Soon, Munsif Shah and his friends, who live in a tiny hamlet called Ghazi just seven kilometers from the dam, will be among the hundreds of workers helping to build an additional hydropower plant at the dam.
Originally constructed in 1974, the Tarbela Dam (map) is the world’s largest earth- and rock-filled structure, standing almost 500 feet high and straddling the Indus River for 9,000 feet. Its existing hydropower facilities supply about 16% of the electricity generated in Pakistan.
But in recent years, the country’s demand for power has risen so dramatically that supply can’t keep up. Load shedding has caused widespread blackouts that reached peak levels in 2011 when power cuts occurred in homes, businesses, factories and industries for an average of eight hours daily. In summer, cuts reached 16 to 20 hours in some areas.
The disruption is causing widespread protests, even violence, particularly in major cities like Karachi and populous areas like Punjab province.
Even in Munsif Shah’s little hamlet just down the road from the dam, load shedding can occur for four to six hours daily, he says. “In our area, there is not quite the same hue and cry, although people do complain because we live so close to the source, but we also know we have been lucky.”
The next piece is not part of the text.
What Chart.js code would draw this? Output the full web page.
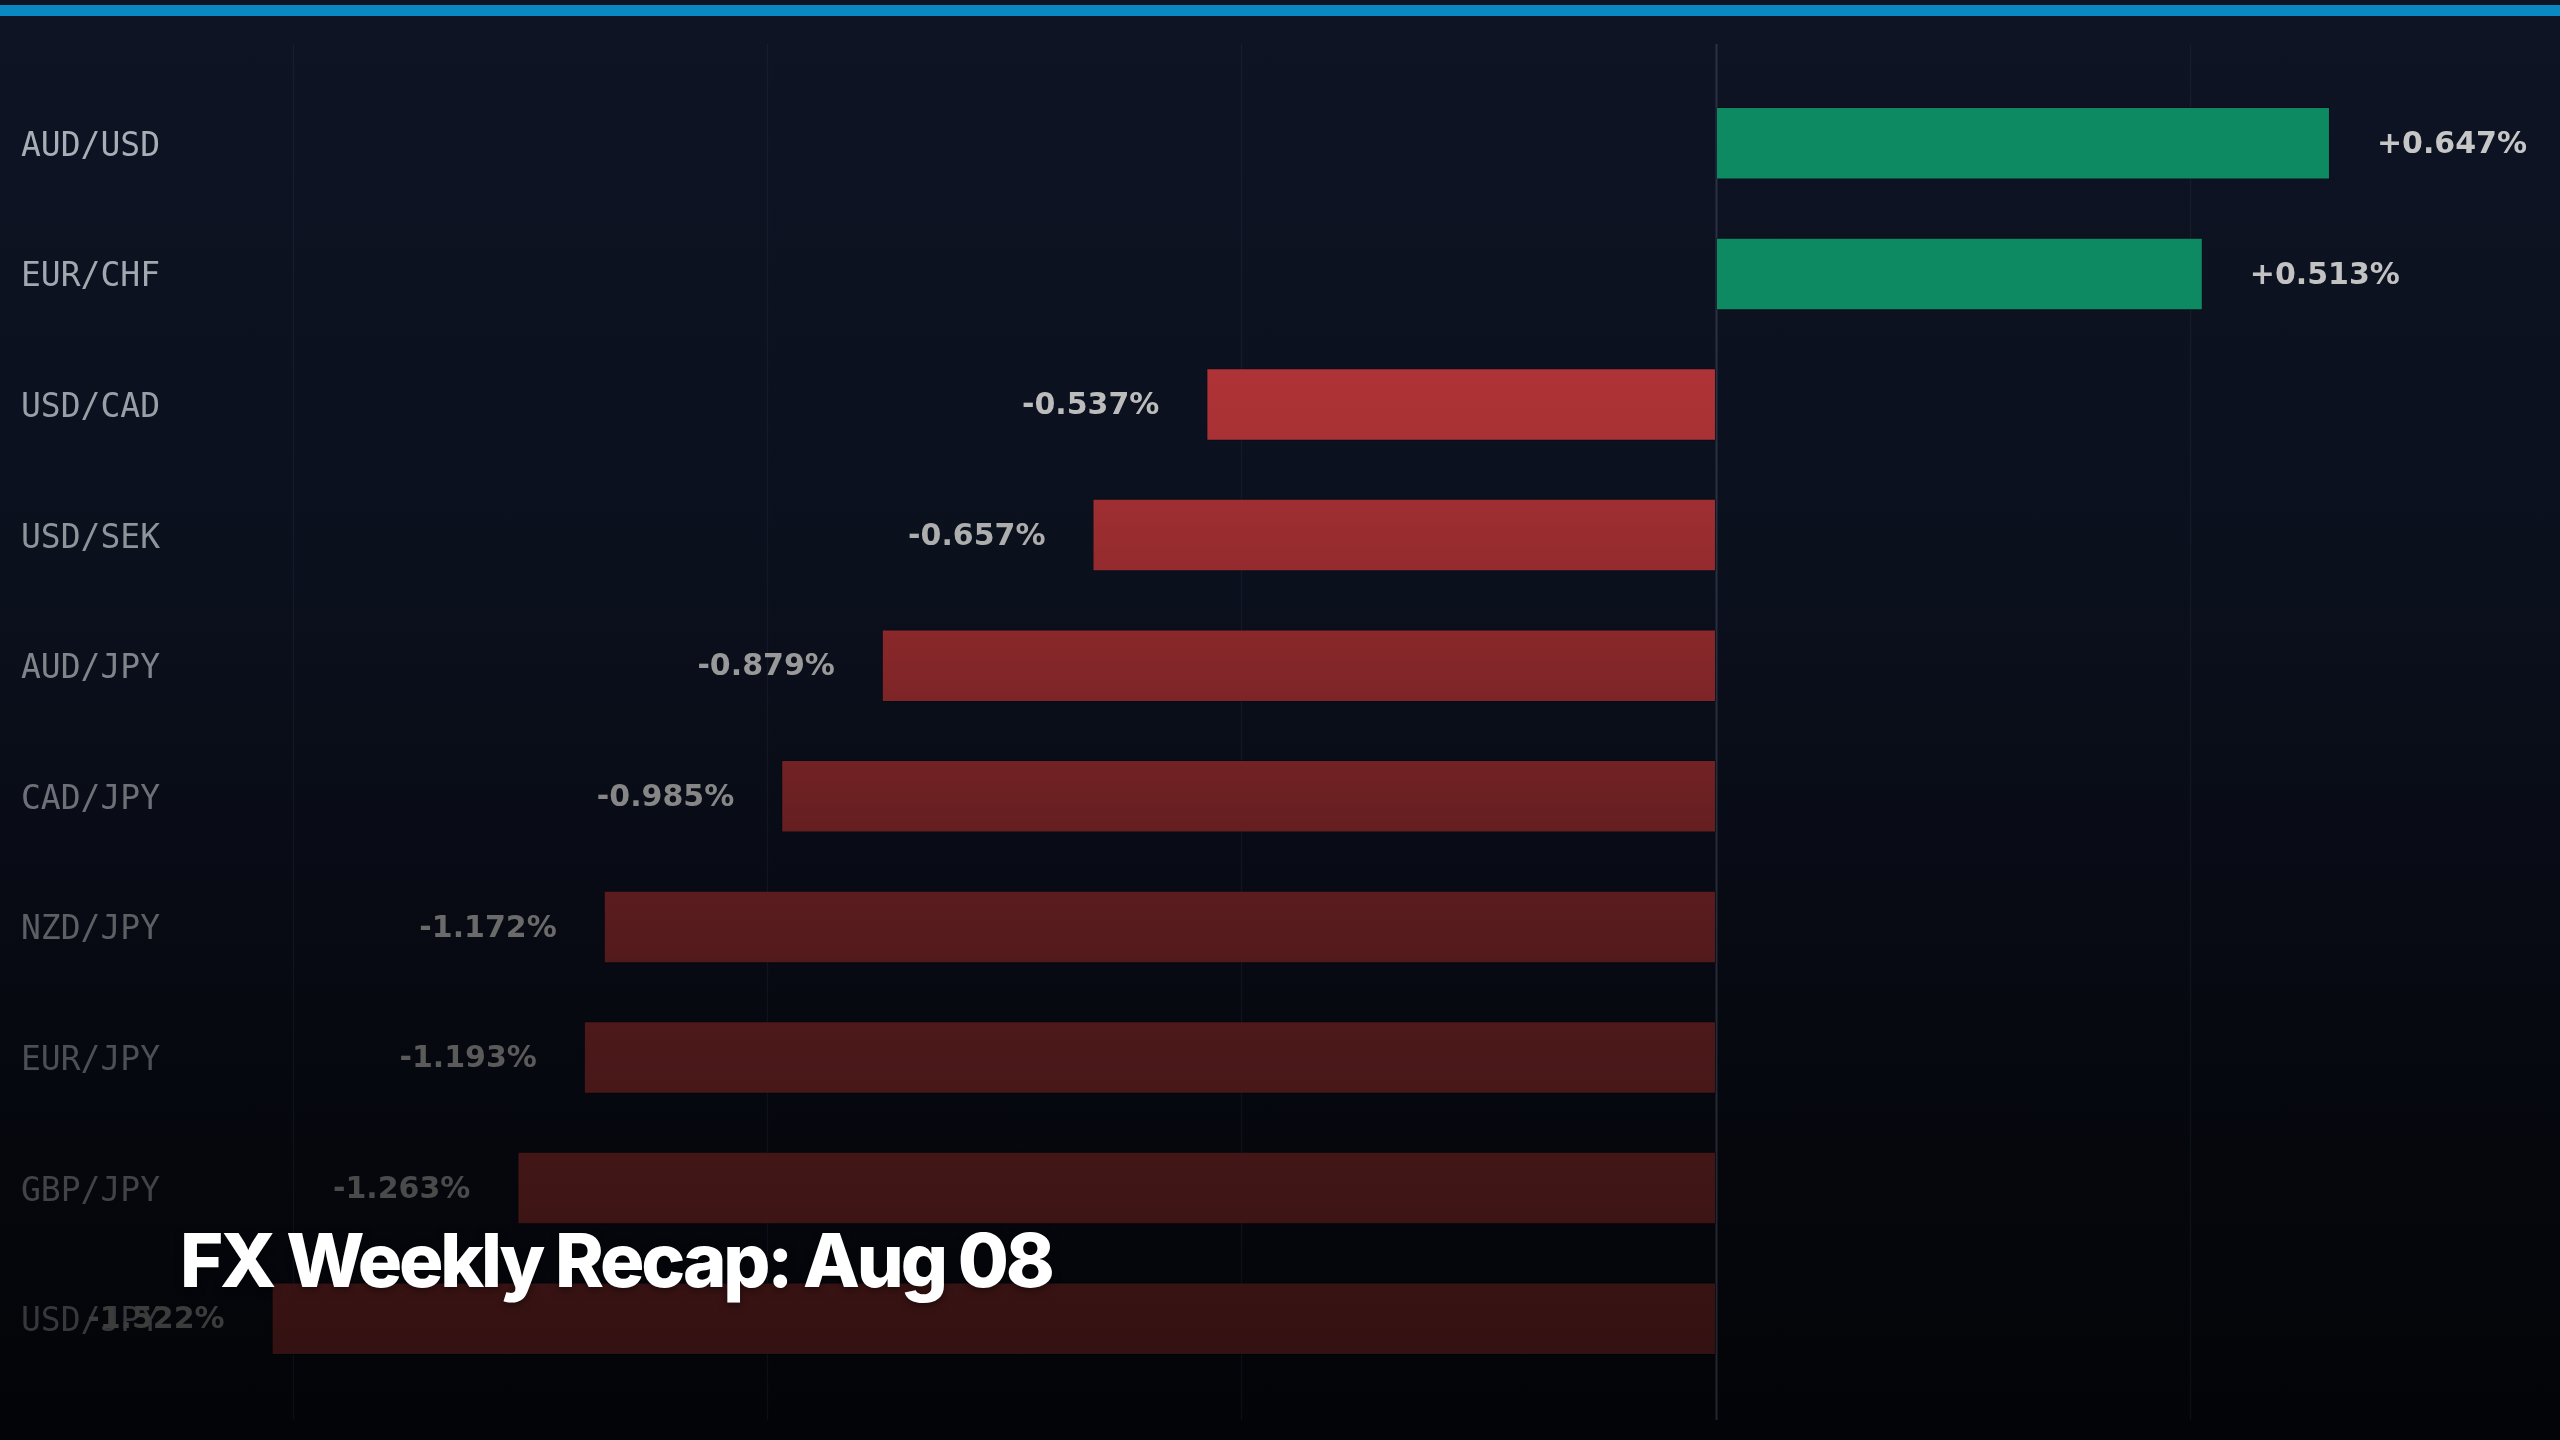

Now they hope the latest expansion plan will benefit them and millions of others across Pakistan.
Called the Tarbela Fourth Extension Project, the plan is to increase the dam’s ability to produce electricity by more than a third (by adding 1,410 megawatts of generating capacity to the current hydropower capacity of 3,478 megawatts).
The new hydropower plant will be added to an existing water tunnel at the northeast end of the dam. Since much of the necessary infrastructure is already in place, costly construction, along with many social and environmental challenges often linked with large dam projects, will be avoided. Construction is expected to be completed in 2018.
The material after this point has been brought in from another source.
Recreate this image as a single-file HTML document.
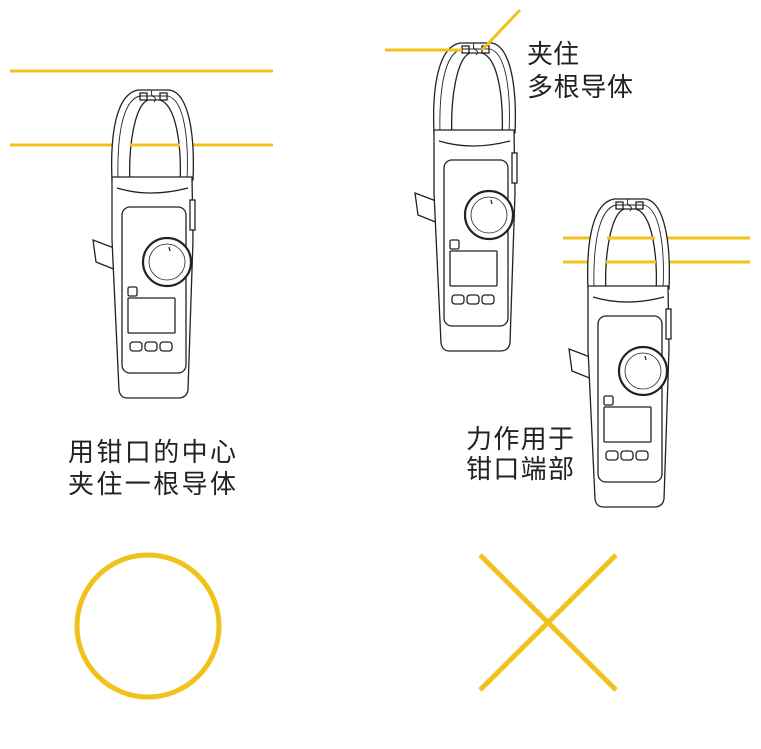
<!DOCTYPE html>
<html><head><meta charset="utf-8"><style>
html,body{margin:0;padding:0;background:#fff;}
svg{display:block}
text{font-family:"Liberation Sans","Noto Sans CJK SC",sans-serif;font-size:26px;fill:#222}
</style></head><body>
<svg width="761" height="749" viewBox="0 0 761 749" xmlns="http://www.w3.org/2000/svg">
<defs>
<g id="m" fill="#fff" stroke="#222" stroke-width="1.3">
  <path d="M24,168 L3,160 L6,182 L26,190 Z"/>
  <path d="M22,100 C20,55 26,14 48,10 L80,10 C99,14 105,55 103,100 Z"/>
  <path d="M28,100 C27,58 32,20 50,16 L78,16 C94,20 99,58 97,100" fill="none" stroke-width="0.9"/>
  <path d="M40,105 C38,65 45,25 58,20 L70,20 C86,25 92,65 90,105 Z"/>
  <rect x="50" y="13" width="7" height="7" fill="none"/>
  <rect x="70" y="13" width="7" height="7" fill="none"/>
  <path d="M62,10 Q60,15 64,17 Q67,19 64,22" fill="none" stroke-width="0.9"/>
  <path d="M22,97 L102,97 L103,160 L98,310 C97,316 93,318 88,318 L38,318 C33,318 30,316 29,310 L22,160 Z"/>
  <path d="M27,108 Q60,118 98,108" fill="none"/>
  <rect x="100" y="120" width="5" height="30" fill="#fff"/>
  <rect x="32" y="127" width="64" height="166" rx="8"/>
  <circle cx="77" cy="182" r="24" stroke-width="2.2"/>
  <circle cx="77" cy="182" r="18" stroke-width="0.8"/>
  <line x1="79" y1="167" x2="80" y2="171"/>
  <rect x="38" y="207" width="9" height="9" rx="1.5"/>
  <rect x="38" y="218" width="47" height="35" rx="1"/>
  <rect x="40" y="262" width="12" height="9" rx="3"/>
  <rect x="55" y="262" width="12" height="9" rx="3"/>
  <rect x="70" y="262" width="12" height="9" rx="3"/>
</g>
</defs>
<g stroke="#f1c21b" stroke-width="3" fill="none">
  <line x1="10" y1="71" x2="273" y2="71"/>
  <line x1="10" y1="145" x2="273" y2="145"/>
</g>
<use href="#m" transform="translate(90,80)"/>
<line x1="130" y1="145" x2="180" y2="145" stroke="#f1c21b" stroke-width="3"/>

<use href="#m" transform="translate(412,33)"/>
<g stroke="#f1c21b" stroke-width="3" fill="none">
  <line x1="385" y1="50" x2="462" y2="50"/>
  <line x1="520" y1="10" x2="482" y2="50"/>
</g>

<g stroke="#f1c21b" stroke-width="3" fill="none">
  <line x1="563" y1="238" x2="750" y2="238"/>
  <line x1="563" y1="262" x2="750" y2="262"/>
</g>
<use href="#m" transform="translate(566,189)"/>
<g stroke="#f1c21b" stroke-width="3" fill="none">
  <line x1="607" y1="238" x2="655" y2="238"/>
  <line x1="606" y1="262" x2="656" y2="262"/>
</g>

<text x="68" y="461" textLength="168">用钳口的中心</text>
<text x="68" y="493" textLength="168">夹住一根导体</text>
<text x="527" y="63">夹住</text>
<text x="527" y="96" textLength="106">多根导体</text>
<text x="466" y="448" textLength="108">力作用于</text>
<text x="466" y="478" textLength="108">钳口端部</text>

<circle cx="148" cy="626" r="71" fill="none" stroke="#f1c21b" stroke-width="5"/>
<g stroke="#f1c21b" stroke-width="5">
  <line x1="480" y1="555" x2="616" y2="690"/>
  <line x1="616" y1="555" x2="480" y2="690"/>
</g>
</svg>
</body></html>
The World Bank is contributing funds to the powerhouse extension project.
Gazing past the gravel-covered slope of the dam, where an arrangement of white boulders proclaim the Quran verse: “And He Hath Made Rivers for Service unto You,” Hazrat Omar, Tarbela’s general manager and project director, notes that the additional power plant will especially benefit the impoverished of Pakistan because electricity prices should decline.
“When more power is added, electricity costs will go down,” said Omar. “This will definitely have a positive impact on the poor.”
The increase in water-generated power will also further shift the mix of Pakistan’s generation capacity away from expensive imported fuel oil needed to run thermal plants. “This will be a cleaner, more environmentally friendly source of power,” Omar said.